One of our friendly UNIX sysadmins (aka the guy who fixes webmail when it breaks) posted a super-detailed spam-fightin’ action guide on WesConfess. Here it is slightly abridged and formatted:
So as some of you may have noticed, there’s now a button in Wesleyan’s “webmail” that allows you to report a given email message as spam or not spam. Since reporting as spam fires off the email to me so that I can evaluate 1) if it’s legitimately spam, and 2) if so, why it bypassed our filters, I’ve noticed my mailbox has recently been flooded by reports of spam. This is great, cause this is exactly what I want. Bizarrely enough, I don’t actually get spam in my Wesleyan account (in contrast to my other accounts) so it’s been immensely frustrating to deal with complaints because no one has given me any data. But now I have it.
In any case, there’s a few hints I can give based on my evaluation of reported spam for dealing with spam. The technology behind the filters work; where we’ve really failed is making it easy to use and educating people on how to use it. Again, working on this, but I have to rely on other people to help me out – I’m horrible at writing “serious” documentation and identifying what is user friendly.
- The most important – turn on your filters. I don’t know fully why it is the policy to make filtering opt-in, but unless you have specifically configured your spam filters (you can do this through Webmail->Options or some link in e-portfolio) nothing gets filtered for spam. Similarly, if you forward your mail off to someplace else, nothing gets filtered for spam.
- Nearly as important – do not whitelist from @wesleyan.edu. Or yourself @wesleyan.edu. Anyone in the world can claim they are from Wesleyan and trust me, spammers do. This counts for over half of the spam that get reported me because the whitelist will let a mail through no matter how spammy it looks. As a point of comparison, I routinely get reported mails that, if they had not been whitelisted, would have received a spam score of 30, well over most people’s threshold. We don’t actually filter internal Wesleyan communications at all as a matter of policy. Email wasn’t really designed with verification of sender in mind (though there are things in place, but they’re tricky for reasons that have nothing to do with technology).
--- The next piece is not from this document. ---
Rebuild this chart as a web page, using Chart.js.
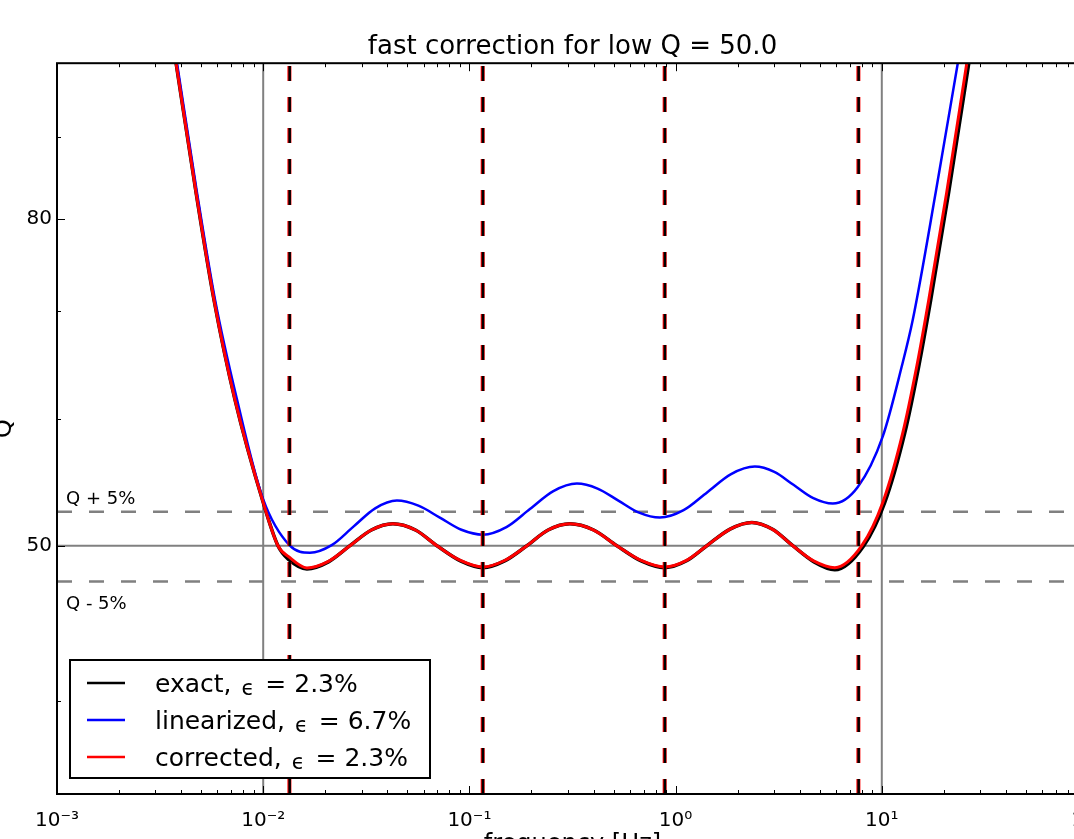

In any case, a “whitelist” in this context is a list of addresses that are absolutely allowed. Namely, an address that is whitelisted means you have expressed a desire that this address, under all circumstances, is definitely allowed. In the context of Wesleyan’s system, you do this through your spamassassin prefences or by clicking “Allow Sender” when you’re viewing a message in webmail and the end result is that the mail will not be flagged as spam.
It can be quite useful in some circumstances, but as I noted above, lots of spammers fake the domain they’re sending to so whitelisting all of Wesleyan addresses means all the spam gets through. And since we actually don’t pass internal mail through the filters anyway, it’s not necessary anyway. Spoofing email is trivial, anyone can pretend to be oh, I dunno, email@example.com with little effort. I wouldn’t recommend doing it though.
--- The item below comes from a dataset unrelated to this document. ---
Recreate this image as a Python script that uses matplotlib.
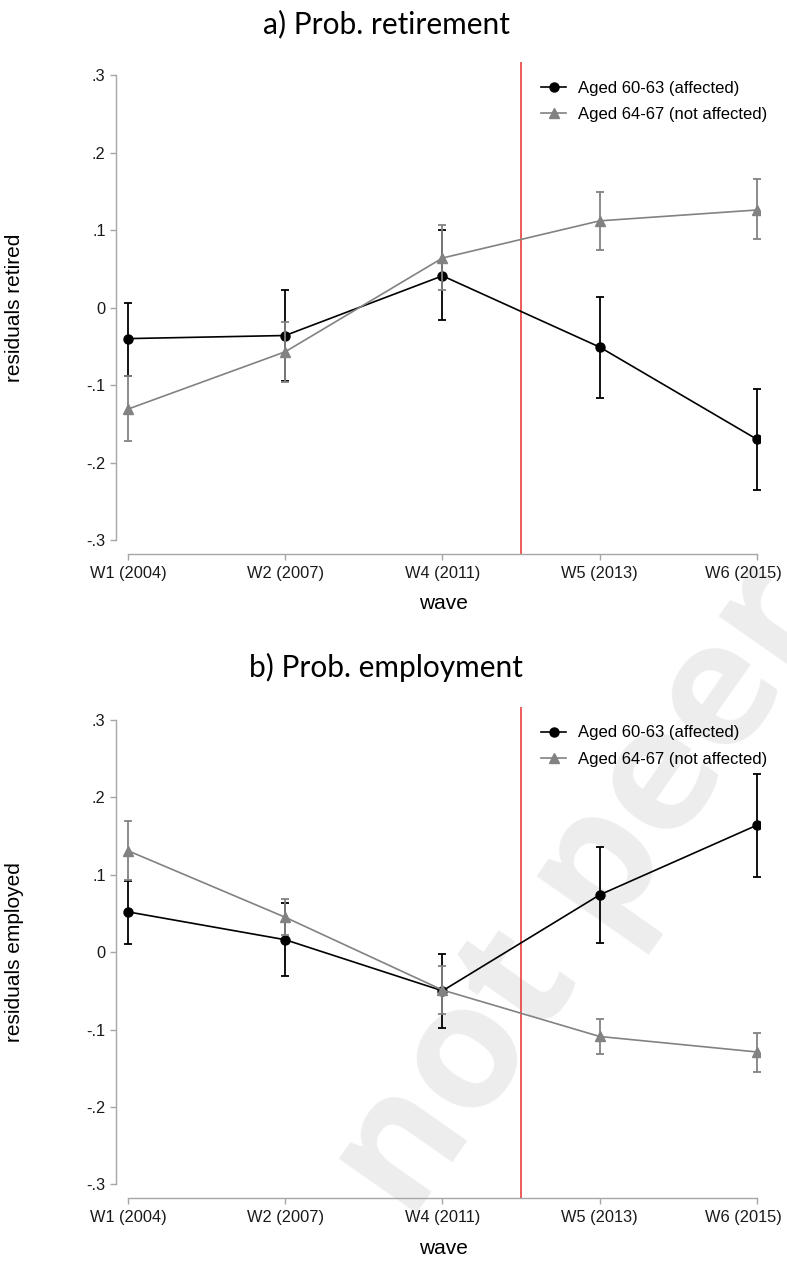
import numpy as np
import matplotlib
matplotlib.use('Agg')
import matplotlib.pyplot as plt
from matplotlib.transforms import ScaledTranslation

# waves on the x axis
waves = ['W1 (2004)', 'W2 (2007)', 'W4 (2011)', 'W5 (2013)', 'W6 (2015)']
ytick_vals = [-0.3, -0.2, -0.1, 0.0, 0.1, 0.2, 0.3]
ytick_labs = ['-.3', '-.2', '-.1', '0', '.1', '.2', '.3']
lab_young = 'Aged 60-63 (affected)'
lab_old = 'Aged 64-67 (not affected)'

# a) retirement residuals
ret_young = [-0.040, -0.036, 0.041, -0.051, -0.170]
ret_young_lo = [-0.088, -0.095, -0.016, -0.117, -0.236]
ret_young_hi = [0.006, 0.023, 0.100, 0.014, -0.105]
ret_old = [-0.131, -0.057, 0.064, 0.112, 0.126]
ret_old_lo = [-0.172, -0.096, 0.023, 0.075, 0.088]
ret_old_hi = [-0.088, -0.019, 0.106, 0.149, 0.166]

# b) employment residuals
emp_young = [0.052, 0.016, -0.050, 0.074, 0.164]
emp_young_lo = [0.010, -0.031, -0.098, 0.012, 0.097]
emp_young_hi = [0.092, 0.064, -0.002, 0.136, 0.230]
emp_old = [0.131, 0.045, -0.049, -0.109, -0.129]
emp_old_lo = [0.093, 0.022, -0.080, -0.131, -0.155]
emp_old_hi = [0.169, 0.068, -0.018, -0.086, -0.104]

reform = 2.5  # between W4 and W5

plt.rcParams['font.family'] = ['Liberation Sans', 'DejaVu Sans']

W, H = 787., 1262.
fig = plt.figure(figsize=(W/100, H/100), dpi=100)

# watermark behind everything
fig.text(410/W, 1 - 1224/H, 'not peer reviewed', ha='left', rotation=55,
         rotation_mode='anchor', va='baseline', fontsize=126, family='Open Sans',
         weight='bold', color='#ededed', zorder=-5)

spine_col = '#a6a6a6'
grey = '#828282'


def panel(rect, young, ylo, yhi, old, olo, ohi, ylab, title, title_y):
    ax = fig.add_axes(rect)
    ax.set_facecolor('none')
    x = np.arange(len(waves))
    young = np.array(young); old = np.array(old)
    ax.axvline(reform, color='#e8413c', lw=1.2, zorder=1)
    ax.errorbar(x, young, yerr=[young - np.array(ylo), np.array(yhi) - young],
                fmt='none', ecolor='black', elinewidth=1.3,
                capsize=3, capthick=1.3, zorder=3)
    ax.plot(x, young, '-o', color='black', ms=6.5, lw=1.2, label=lab_young, zorder=3)
    ax.errorbar(x, old, yerr=[old - np.array(olo), np.array(ohi) - old],
                fmt='none', ecolor=grey, elinewidth=1.3,
                capsize=3, capthick=1.3, zorder=4)
    ax.plot(x, old, '-^', color=grey, ms=6.5, lw=1.2, label=lab_old, zorder=4)
    ax.set_xlim(-0.076, 4.019)
    ax.set_ylim(-0.318, 0.317)
    ax.set_xticks(x)
    ax.set_xticklabels(waves)
    ax.set_yticks(ytick_vals)
    ax.set_yticklabels(ytick_labs)
    for s in ['top', 'right']:
        ax.spines[s].set_visible(False)
    ax.spines['left'].set_bounds(-0.3, 0.3)
    ax.spines['bottom'].set_bounds(0, 4)
    for s in ['left', 'bottom']:
        ax.spines[s].set_color(spine_col)
        ax.spines[s].set_linewidth(1.0)
    ax.tick_params(direction='out', length=4.5, width=1.0, color=spine_col,
                   labelsize=11.8, labelcolor='#1a1a1a')
    ax.tick_params(axis='x', pad=4)
    ax.tick_params(axis='y', pad=3)
    # last wave label pulled in so it fits
    last = ax.get_xticklabels()[-1]
    last.set_transform(last.get_transform() + ScaledTranslation(-0.14, 0, fig.dpi_scale_trans))
    ax.legend(loc='upper left', bbox_to_anchor=(0.660, 0.962), frameon=False,
              fontsize=12, handlelength=1.5, handletextpad=0.72,
              labelspacing=0.68, borderpad=0, borderaxespad=0)
    # labels
    b = rect[1]; h = rect[3]
    fig.text(15/W, b + h*0.318/0.635, ylab, rotation=90,
             ha='center', va='center', fontsize=15)
    fig.text(443/W, b - 50/H, 'wave', ha='center', va='center', fontsize=15)
    fig.text(386/W, 1 - title_y/H, title, ha='center', va='baseline',
             fontsize=21.5, family='Lato')
    return ax


panel([116/W, (H - 554)/H, 644/W, 492/H], ret_young, ret_young_lo, ret_young_hi,
      ret_old, ret_old_lo, ret_old_hi, 'residuals retired', 'a) Prob. retirement', 33)
panel([116/W, (H - 1198.3)/H, 644/W, 491.6/H], emp_young, emp_young_lo, emp_young_hi,
      emp_old, emp_old_lo, emp_old_hi, 'residuals employed', 'b) Prob. employment', 677)

fig.savefig('out.png', dpi=100)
Conversely, a blacklist is a list of addresses that are not allowed under any circumstances. It too can be configured through your spamassassin preferences or “Block Sender” when viewing a message in this case. Generally speaking trying to use blacklists to block all possible spammers is a futile gesture, but it can be helpful for something like an Amazon list you just want to get rid of. Unfortunately, you can’t blacklist Wesleyan addresses (policy again) via this system, but anything else is fair game.
Of course, this brings up the point that sometimes internal Wesleyan communications are very much spam and that maybe you do want to blacklist certain Wesleyan addresses. I’m hoping to come up with a solution for this, but it is currently lacking.
- It’s actually more important to learn messages as not spam then spam. Very high scoring spam messages are automatically learned by the system as spam, and very low scoring spam messages are automatically learned as ham… but unfortunately, it’s very very hard to get a legitimate low-scoring spam message. It’s simply easier to automatically detect a mail as spam– ham (legitimate mail) not so much. And since the learning technology will only start taking affect after you’ve learned 200 spams and 200 hams.. well, unless you’ve learned enough non-spam, it’s never going to help. I know it’s a pain, but it will help. Reporting something as non-spam, btw, does NOT get sent to me in any fashion.
- Not every piece of bulk mail is necessarily spam. Some things will never be detected as spam by the filters because they aren’t spam by the current definition. Things like various newsletters from Amazon, Buy.com, whatever (which you unwittingly opted in to) will probably never get flagged– by learning them you might be able to push them past the barrier, but because they are “legitimate”, the filters give them a pretty low score. You’re better off unsubscribing from them or blacklisting them straight out then trying to get the score down. What determines their legitimacy? Basically if they are 1) big enough, 2) opt-in, 3) have a clear way to get off their list they get a stamp of approval from the makers of the software.
- Lyris lists – depending on how the email is delivered to lyris, messages from lyris lists aren’t correctly scanned. We’re working on closing the hole, of course, but lyris is not the most cooperative product in the world for some of these things and the work around/recommendation I suggested has some other issues.